• _INFORMATION SHOWN_
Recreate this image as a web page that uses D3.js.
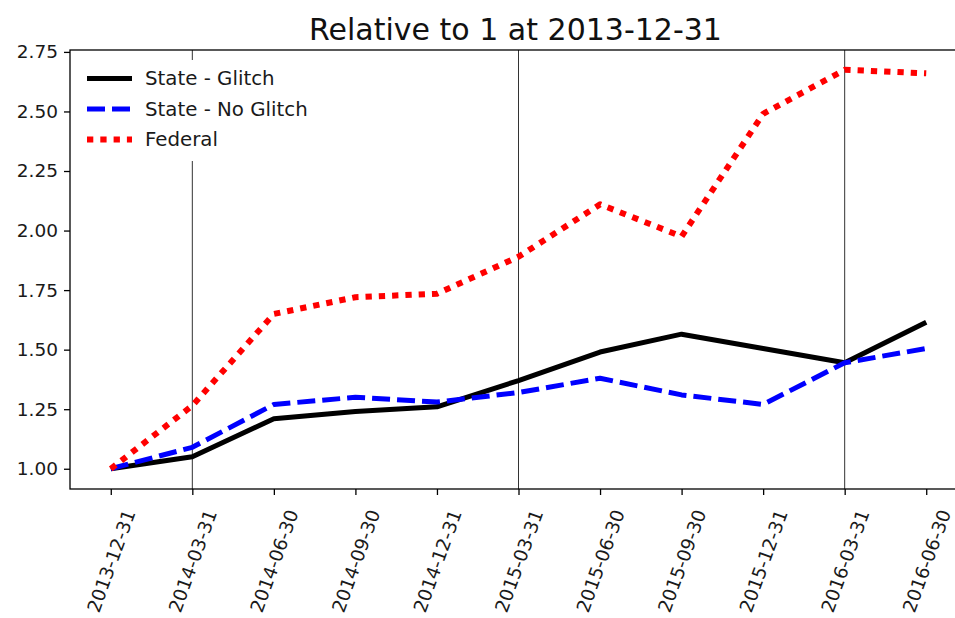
<!DOCTYPE html>
<html>
<head>
<meta charset="utf-8">
<script src="https://cdn.jsdelivr.net/npm/d3@7"></script>
<style>
  html, body { margin: 0; padding: 0; background: #fff; }
  svg { display: block; font-family: "DejaVu Sans", sans-serif; }
</style>
</head>
<body>
<svg id="chart" width="955" height="618"></svg>
<script>
const dates = ["2013-12-31","2014-03-31","2014-06-30","2014-09-30","2014-12-31","2015-03-31","2015-06-30","2015-09-30","2015-12-31","2016-03-31","2016-06-30"];
const stateGlitch   = [1.00, 1.05, 1.21, 1.24, 1.26, 1.37, 1.49, 1.565, 1.505, 1.445, 1.615];
const stateNoGlitch = [1.00, 1.09, 1.27, 1.30, 1.28, 1.32, 1.38, 1.31, 1.27, 1.445, 1.505];
const federal       = [1.00, 1.265, 1.65, 1.72, 1.735, 1.89, 2.11, 1.975, 2.49, 2.675, 2.66];
const yTicks = [1.00, 1.25, 1.50, 1.75, 2.00, 2.25, 2.50, 2.75];
const vlineDates = ["2014-03-31", "2015-03-31", "2016-03-31"];
const seriesNames = ["State - Glitch", "State - No Glitch", "Federal"];
const titleText = "Relative to 1 at 2013-12-31";

const svg = d3.select("#chart");
const plot = { left: 70, right: 967, top: 50, bottom: 489 };

const x = d3.scaleLinear().domain([-0.5, dates.length - 0.5]).range([plot.left, plot.right]);
const y = d3.scaleLinear().domain([0.915, 2.758]).range([plot.bottom, plot.top]);

// vertical lines
const vl = svg.append("g");
vlineDates.forEach(dt => {
  const i = dates.indexOf(dt);
  vl.append("line")
    .attr("x1", x(i)).attr("x2", x(i))
    .attr("y1", plot.top).attr("y2", plot.bottom)
    .attr("stroke", "#333").attr("stroke-width", 1);
});

// series
const styles = [
  { data: stateGlitch, color: "#000", width: 5, dash: null },
  { data: stateNoGlitch, color: "#0000ff", width: 5, dash: "18 7" },
  { data: federal, color: "#ff0000", width: 6, dash: "6.3 7" }
];
const line = d3.line().x((d, i) => x(i)).y(d => y(d));
styles.forEach(s => {
  const p = svg.append("path")
    .datum(s.data)
    .attr("d", line)
    .attr("fill", "none")
    .attr("stroke", s.color)
    .attr("stroke-width", s.width)
    .attr("stroke-linejoin", "round");
  if (s.dash) p.attr("stroke-dasharray", s.dash);
});

// axes
const yAxis = d3.axisLeft(y).tickValues(yTicks).tickFormat(d3.format(".2f")).tickSize(6).tickPadding(6);
const gy = svg.append("g").attr("transform", `translate(${plot.left},0)`).call(yAxis);
gy.select(".domain").remove();
gy.selectAll(".tick line").attr("stroke", "#000").attr("stroke-width", 1.3);
gy.selectAll(".tick text").attr("font-size", 18.5).attr("fill", "#1a1a1a").attr("font-family", "DejaVu Sans");

const xAxis = d3.axisBottom(x).tickValues(d3.range(dates.length)).tickFormat(i => dates[i]).tickSize(6);
const gx = svg.append("g").attr("transform", `translate(0,${plot.bottom})`).call(xAxis);
gx.select(".domain").remove();
gx.selectAll(".tick line").attr("stroke", "#000").attr("stroke-width", 1.3);
gx.selectAll(".tick text")
  .attr("font-size", 18.5).attr("fill", "#1a1a1a").attr("font-family", "DejaVu Sans")
  .attr("text-anchor", "middle")
  .attr("dominant-baseline", "central")
  .attr("y", 0).attr("dy", 0)
  .attr("transform", "translate(0,72) rotate(-70)");

// spines
svg.append("rect")
  .attr("x", plot.left).attr("y", plot.top)
  .attr("width", plot.right - plot.left).attr("height", plot.bottom - plot.top)
  .attr("fill", "none").attr("stroke", "#000").attr("stroke-width", 1.3);

// title
svg.append("text")
  .attr("x", (plot.left + plot.right) / 2 - 3).attr("y", 39.5)
  .attr("text-anchor", "middle")
  .attr("font-size", 30).attr("fill", "#111")
  .text(titleText);

// legend
const lg = svg.append("g");
lg.append("rect").attr("x", 78).attr("y", 60).attr("width", 245).attr("height", 101).attr("fill", "#fff");
styles.forEach((s, k) => {
  const yy = 78.5 + k * 30.5;
  const l = lg.append("line")
    .attr("x1", 87).attr("x2", 132).attr("y1", yy).attr("y2", yy)
    .attr("stroke", s.color).attr("stroke-width", s.width);
  if (s.dash) l.attr("stroke-dasharray", s.dash);
  lg.append("text")
    .attr("x", 145).attr("y", yy).attr("dy", "0.35em")
    .attr("font-size", 19.8).attr("fill", "#1a1a1a")
    .text(seriesNames[k]);
});
</script>
</body>
</html>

• _TASK TO COMPLETE_
Write the material out again exactly as it appears, dropping the pictures.

• _WRITTEN SOLUTION_
Recreate this image as a web page that uses D3.js.
<!DOCTYPE html>
<html>
<head>
<meta charset="utf-8">
<script src="https://cdn.jsdelivr.net/npm/d3@7"></script>
<style>
  html, body { margin: 0; padding: 0; background: #fff; }
  svg { display: block; font-family: "DejaVu Sans", sans-serif; }
</style>
</head>
<body>
<svg id="chart" width="955" height="618"></svg>
<script>
const dates = ["2013-12-31","2014-03-31","2014-06-30","2014-09-30","2014-12-31","2015-03-31","2015-06-30","2015-09-30","2015-12-31","2016-03-31","2016-06-30"];
const stateGlitch   = [1.00, 1.05, 1.21, 1.24, 1.26, 1.37, 1.49, 1.565, 1.505, 1.445, 1.615];
const stateNoGlitch = [1.00, 1.09, 1.27, 1.30, 1.28, 1.32, 1.38, 1.31, 1.27, 1.445, 1.505];
const federal       = [1.00, 1.265, 1.65, 1.72, 1.735, 1.89, 2.11, 1.975, 2.49, 2.675, 2.66];
const yTicks = [1.00, 1.25, 1.50, 1.75, 2.00, 2.25, 2.50, 2.75];
const vlineDates = ["2014-03-31", "2015-03-31", "2016-03-31"];
const seriesNames = ["State - Glitch", "State - No Glitch", "Federal"];
const titleText = "Relative to 1 at 2013-12-31";

const svg = d3.select("#chart");
const plot = { left: 70, right: 967, top: 50, bottom: 489 };

const x = d3.scaleLinear().domain([-0.5, dates.length - 0.5]).range([plot.left, plot.right]);
const y = d3.scaleLinear().domain([0.915, 2.758]).range([plot.bottom, plot.top]);

// vertical lines
const vl = svg.append("g");
vlineDates.forEach(dt => {
  const i = dates.indexOf(dt);
  vl.append("line")
    .attr("x1", x(i)).attr("x2", x(i))
    .attr("y1", plot.top).attr("y2", plot.bottom)
    .attr("stroke", "#333").attr("stroke-width", 1);
});

// series
const styles = [
  { data: stateGlitch, color: "#000", width: 5, dash: null },
  { data: stateNoGlitch, color: "#0000ff", width: 5, dash: "18 7" },
  { data: federal, color: "#ff0000", width: 6, dash: "6.3 7" }
];
const line = d3.line().x((d, i) => x(i)).y(d => y(d));
styles.forEach(s => {
  const p = svg.append("path")
    .datum(s.data)
    .attr("d", line)
    .attr("fill", "none")
    .attr("stroke", s.color)
    .attr("stroke-width", s.width)
    .attr("stroke-linejoin", "round");
  if (s.dash) p.attr("stroke-dasharray", s.dash);
});

// axes
const yAxis = d3.axisLeft(y).tickValues(yTicks).tickFormat(d3.format(".2f")).tickSize(6).tickPadding(6);
const gy = svg.append("g").attr("transform", `translate(${plot.left},0)`).call(yAxis);
gy.select(".domain").remove();
gy.selectAll(".tick line").attr("stroke", "#000").attr("stroke-width", 1.3);
gy.selectAll(".tick text").attr("font-size", 18.5).attr("fill", "#1a1a1a").attr("font-family", "DejaVu Sans");

const xAxis = d3.axisBottom(x).tickValues(d3.range(dates.length)).tickFormat(i => dates[i]).tickSize(6);
const gx = svg.append("g").attr("transform", `translate(0,${plot.bottom})`).call(xAxis);
gx.select(".domain").remove();
gx.selectAll(".tick line").attr("stroke", "#000").attr("stroke-width", 1.3);
gx.selectAll(".tick text")
  .attr("font-size", 18.5).attr("fill", "#1a1a1a").attr("font-family", "DejaVu Sans")
  .attr("text-anchor", "middle")
  .attr("dominant-baseline", "central")
  .attr("y", 0).attr("dy", 0)
  .attr("transform", "translate(0,72) rotate(-70)");

// spines
svg.append("rect")
  .attr("x", plot.left).attr("y", plot.top)
  .attr("width", plot.right - plot.left).attr("height", plot.bottom - plot.top)
  .attr("fill", "none").attr("stroke", "#000").attr("stroke-width", 1.3);

// title
svg.append("text")
  .attr("x", (plot.left + plot.right) / 2 - 3).attr("y", 39.5)
  .attr("text-anchor", "middle")
  .attr("font-size", 30).attr("fill", "#111")
  .text(titleText);

// legend
const lg = svg.append("g");
lg.append("rect").attr("x", 78).attr("y", 60).attr("width", 245).attr("height", 101).attr("fill", "#fff");
styles.forEach((s, k) => {
  const yy = 78.5 + k * 30.5;
  const l = lg.append("line")
    .attr("x1", 87).attr("x2", 132).attr("y1", yy).attr("y2", yy)
    .attr("stroke", s.color).attr("stroke-width", s.width);
  if (s.dash) l.attr("stroke-dasharray", s.dash);
  lg.append("text")
    .attr("x", 145).attr("y", yy).attr("dy", "0.35em")
    .attr("font-size", 19.8).attr("fill", "#1a1a1a")
    .text(seriesNames[k]);
});
</script>
</body>
</html>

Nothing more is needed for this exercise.